The high costs associated with the traditional IPO reflect the services provided by the investment bank, and the investment bank is able to funnel lower-priced shares to its best clients. With an auction IPO, the bidding process for the lower-priced shares remains, which in theory should deliver a higher price to the issuing company. In addition, the investment bank takes a lower fee because it is doing less work. Morningstar, for example, opted for an auction IPO because it felt that by giving individual investors more access to the IPO it could a higher price. Individual investors, it felt, were less likely to be concerned about the government investigations of the company that were ongoing on the time (Countryman, 2005).
Weinberg (2004) notes that Google took the same approach, because it also believed that it could get a higher price of its shares using the auction price. Individual investors are particular are less likely to do due diligence on the company, and may also hold the stock for a shorter period of time. They are less concerned, then, with long-term considerations. For Google, the auction process was seen as a means of leveraging the individual investor demand for its shares -- being a highly-visible company it was going attract a lot of individual investor attention -- to increase the value of the issue. It is worth noting that this price inflation is not necessarily considered a good thing, as it represents price movements rooted in lower investor information, not higher (Wilhelm, 2005).

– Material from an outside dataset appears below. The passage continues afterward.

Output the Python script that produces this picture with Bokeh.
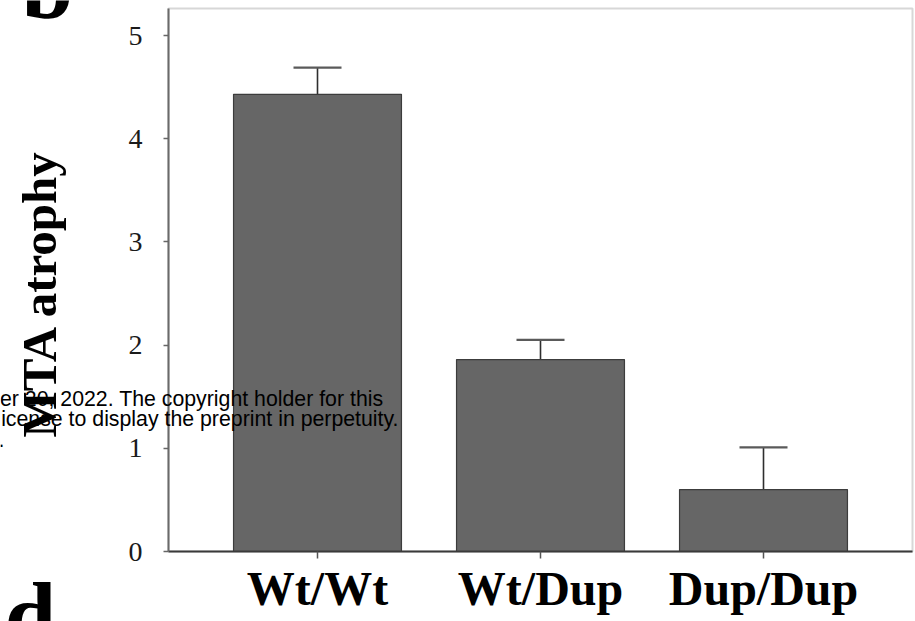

For a large equity issue, the lead firm -- the bookrunner -- takes a significant spread. This spread can be upwards of 10%. Chahine (2004) notes that this spread can have an effect on the first-day return. A firm like AVG may wish to be wary of using an underwriter because a spread that it too high will reduce the return on the stock on day one, which will affect the firm's executives, all of who likely hold significant amounts of equity in the company. This fee in particular is going to be much lower if the company opts for the online auction route, as low as 1-2%. SEC fees, however, do not vary. The investment bank typically works with the company to ensure that the issue meets all of the SEC's requirements. The standard that the company must meet, however, are set by the exchange on which it is listed, and tend to be both financial and non-financial in nature. The SEC fee itself is minimal -- 1% of one eight-hundredth of the dollar value of the equities sold (Investopedia, 2012).
In addition to considering the costs of the IPO, there are also the risks to consider. One of the reasons why the bookbuilding process remains popular despite its obvious lack of economic efficiency is that firms feel that they are mitigating risk by leveraging the marketing capabilities of the investment bank. An auction system, if the issue is not effectively marketed, will result in the company receiving very low value on some of its shares. The investment bank, through its aggressive marketing and its placement, is more likely to sell a greater number of shares. While the issuing firm may receive a less dollar value as the result of the investment banker's fees, they are more certain that the shares will be sold.